▶ _INFORMATION SHOWN_
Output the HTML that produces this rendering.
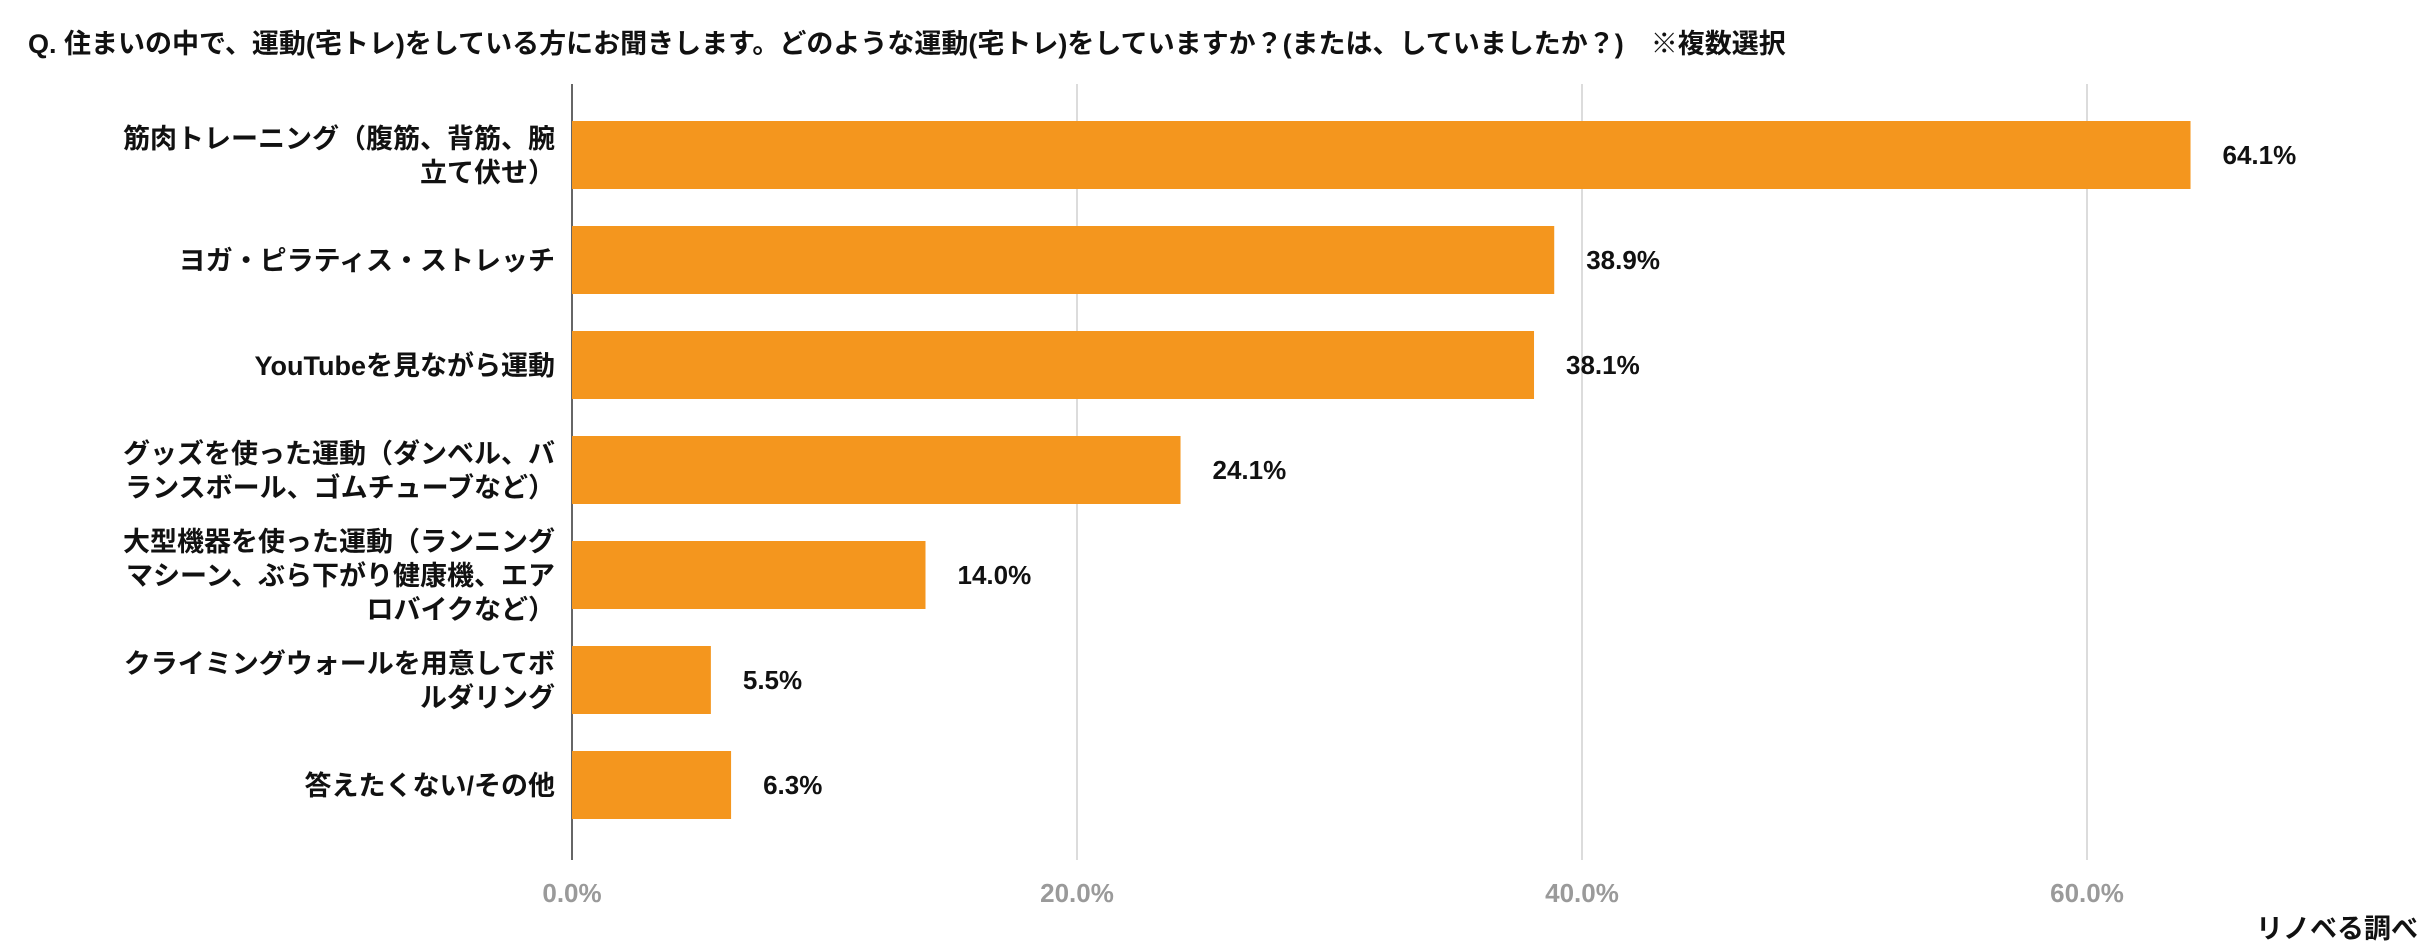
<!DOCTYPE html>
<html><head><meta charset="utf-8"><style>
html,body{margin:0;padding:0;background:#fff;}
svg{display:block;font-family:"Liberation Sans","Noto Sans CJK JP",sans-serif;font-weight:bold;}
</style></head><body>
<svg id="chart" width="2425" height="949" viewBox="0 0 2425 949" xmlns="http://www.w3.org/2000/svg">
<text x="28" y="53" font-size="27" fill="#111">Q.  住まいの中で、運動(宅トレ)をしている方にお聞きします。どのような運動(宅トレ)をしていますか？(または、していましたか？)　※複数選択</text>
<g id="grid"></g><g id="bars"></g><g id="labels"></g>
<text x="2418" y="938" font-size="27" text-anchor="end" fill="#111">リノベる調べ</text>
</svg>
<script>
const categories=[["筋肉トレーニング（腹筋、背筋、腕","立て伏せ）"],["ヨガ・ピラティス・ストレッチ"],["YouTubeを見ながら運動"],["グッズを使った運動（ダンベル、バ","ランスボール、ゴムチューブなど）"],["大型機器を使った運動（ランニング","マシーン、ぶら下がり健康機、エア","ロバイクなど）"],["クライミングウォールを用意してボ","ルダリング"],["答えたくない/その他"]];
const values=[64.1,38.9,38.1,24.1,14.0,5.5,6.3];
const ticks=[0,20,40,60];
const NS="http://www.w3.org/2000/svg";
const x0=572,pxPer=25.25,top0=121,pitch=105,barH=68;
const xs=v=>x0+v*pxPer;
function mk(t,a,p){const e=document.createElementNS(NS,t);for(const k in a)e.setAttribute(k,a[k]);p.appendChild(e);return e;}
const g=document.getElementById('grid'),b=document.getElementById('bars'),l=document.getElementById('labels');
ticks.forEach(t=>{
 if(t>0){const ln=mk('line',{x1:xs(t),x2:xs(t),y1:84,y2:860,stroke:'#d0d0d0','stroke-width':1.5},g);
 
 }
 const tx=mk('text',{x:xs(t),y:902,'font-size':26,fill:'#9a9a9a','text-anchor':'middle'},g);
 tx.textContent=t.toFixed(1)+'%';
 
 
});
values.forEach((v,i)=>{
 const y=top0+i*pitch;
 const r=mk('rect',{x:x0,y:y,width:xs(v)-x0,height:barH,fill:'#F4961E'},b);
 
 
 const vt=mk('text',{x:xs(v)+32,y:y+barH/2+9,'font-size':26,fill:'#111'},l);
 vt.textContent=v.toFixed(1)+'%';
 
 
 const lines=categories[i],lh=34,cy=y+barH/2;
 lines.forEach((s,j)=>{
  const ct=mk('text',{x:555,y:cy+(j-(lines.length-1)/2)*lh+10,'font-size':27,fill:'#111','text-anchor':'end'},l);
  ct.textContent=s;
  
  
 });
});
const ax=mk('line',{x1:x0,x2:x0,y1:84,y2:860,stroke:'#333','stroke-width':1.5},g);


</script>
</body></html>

▶ _TASK STATEMENT_
Your task is an exact transcription of all the data, minus the pictures.

▶ _WRITTEN SOLUTION_
Output the HTML that produces this rendering.
<!DOCTYPE html>
<html><head><meta charset="utf-8"><style>
html,body{margin:0;padding:0;background:#fff;}
svg{display:block;font-family:"Liberation Sans","Noto Sans CJK JP",sans-serif;font-weight:bold;}
</style></head><body>
<svg id="chart" width="2425" height="949" viewBox="0 0 2425 949" xmlns="http://www.w3.org/2000/svg">
<text x="28" y="53" font-size="27" fill="#111">Q.  住まいの中で、運動(宅トレ)をしている方にお聞きします。どのような運動(宅トレ)をしていますか？(または、していましたか？)　※複数選択</text>
<g id="grid"></g><g id="bars"></g><g id="labels"></g>
<text x="2418" y="938" font-size="27" text-anchor="end" fill="#111">リノベる調べ</text>
</svg>
<script>
const categories=[["筋肉トレーニング（腹筋、背筋、腕","立て伏せ）"],["ヨガ・ピラティス・ストレッチ"],["YouTubeを見ながら運動"],["グッズを使った運動（ダンベル、バ","ランスボール、ゴムチューブなど）"],["大型機器を使った運動（ランニング","マシーン、ぶら下がり健康機、エア","ロバイクなど）"],["クライミングウォールを用意してボ","ルダリング"],["答えたくない/その他"]];
const values=[64.1,38.9,38.1,24.1,14.0,5.5,6.3];
const ticks=[0,20,40,60];
const NS="http://www.w3.org/2000/svg";
const x0=572,pxPer=25.25,top0=121,pitch=105,barH=68;
const xs=v=>x0+v*pxPer;
function mk(t,a,p){const e=document.createElementNS(NS,t);for(const k in a)e.setAttribute(k,a[k]);p.appendChild(e);return e;}
const g=document.getElementById('grid'),b=document.getElementById('bars'),l=document.getElementById('labels');
ticks.forEach(t=>{
 if(t>0){const ln=mk('line',{x1:xs(t),x2:xs(t),y1:84,y2:860,stroke:'#d0d0d0','stroke-width':1.5},g);
 
 }
 const tx=mk('text',{x:xs(t),y:902,'font-size':26,fill:'#9a9a9a','text-anchor':'middle'},g);
 tx.textContent=t.toFixed(1)+'%';
 
 
});
values.forEach((v,i)=>{
 const y=top0+i*pitch;
 const r=mk('rect',{x:x0,y:y,width:xs(v)-x0,height:barH,fill:'#F4961E'},b);
 
 
 const vt=mk('text',{x:xs(v)+32,y:y+barH/2+9,'font-size':26,fill:'#111'},l);
 vt.textContent=v.toFixed(1)+'%';
 
 
 const lines=categories[i],lh=34,cy=y+barH/2;
 lines.forEach((s,j)=>{
  const ct=mk('text',{x:555,y:cy+(j-(lines.length-1)/2)*lh+10,'font-size':27,fill:'#111','text-anchor':'end'},l);
  ct.textContent=s;
  
  
 });
});
const ax=mk('line',{x1:x0,x2:x0,y1:84,y2:860,stroke:'#333','stroke-width':1.5},g);


</script>
</body></html>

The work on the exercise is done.